To the other side of the hallway stood the newest members of his makeshift family, his half-brothers. Knox Rosesson had his arm around Mica, who was looking up in adoration at the smile on her fiancé’s face. Next to them, Bronx rested his back against the wall as Eme, his own fiancée, leaned her back on him and held his arms crossed at her chest.
“You didn’t really think you were going to get married in secret, did you? In this family?” Knox’s voice held none of its usual edge as he stepped forward and held out his hand to shake, pulling Talon into a one-armed hug. “We wouldn’t miss it for the world, brother.”
Talon felt a strange ache in his chest, like he couldn’t draw a deep enough breath. He hugged Knox and slapped him on the back. “Don’t know what I was thinking. I’m glad you’re here, man. How’d you know?”
“Oh, that’d be my fault, babe.” As Talon drew back from his brother, he felt Crystal’s soft, small hand slide into his. A distinct warmth travelled up his arm at the touch of the woman who was soon going to be his forever, and he turned to look into her smiling eyes.
“Even though we decided to do the courthouse thing, I still wanted to buy a special dress. And who better to help than our resident fashionista?” At that, Crystal threw a mock glare at the woman standing next to Knox.
Mica blushed even as she lifted her chin and shot back a smile. “All I did was ask what the occasion was. It’s a perfectly reasonable question.
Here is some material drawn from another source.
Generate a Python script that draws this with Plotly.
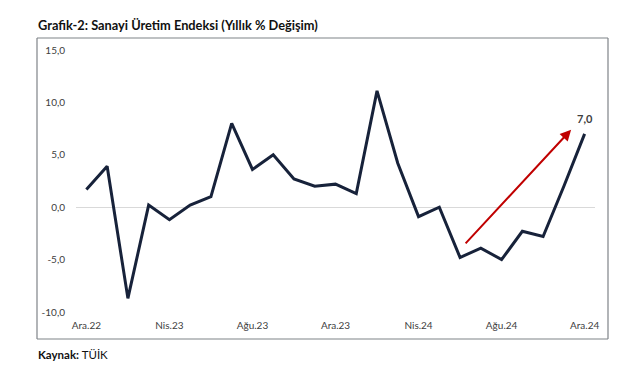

You were the one who gave it away with that twinkle in your eye.”
“Whatever. Anyway, I’m so glad they’re here. It feels more like a real wedding this way.” Crystal reached up on her tiptoes and brushed her lips against Talon’s. “Aren’t you glad?”
He grabbed her by the back of the head and held her still for a more intimate kiss. The love swelling his heart was unlike anything he’d ever experienced. “Damn straight I am, Gidge. Let’s do this thing.”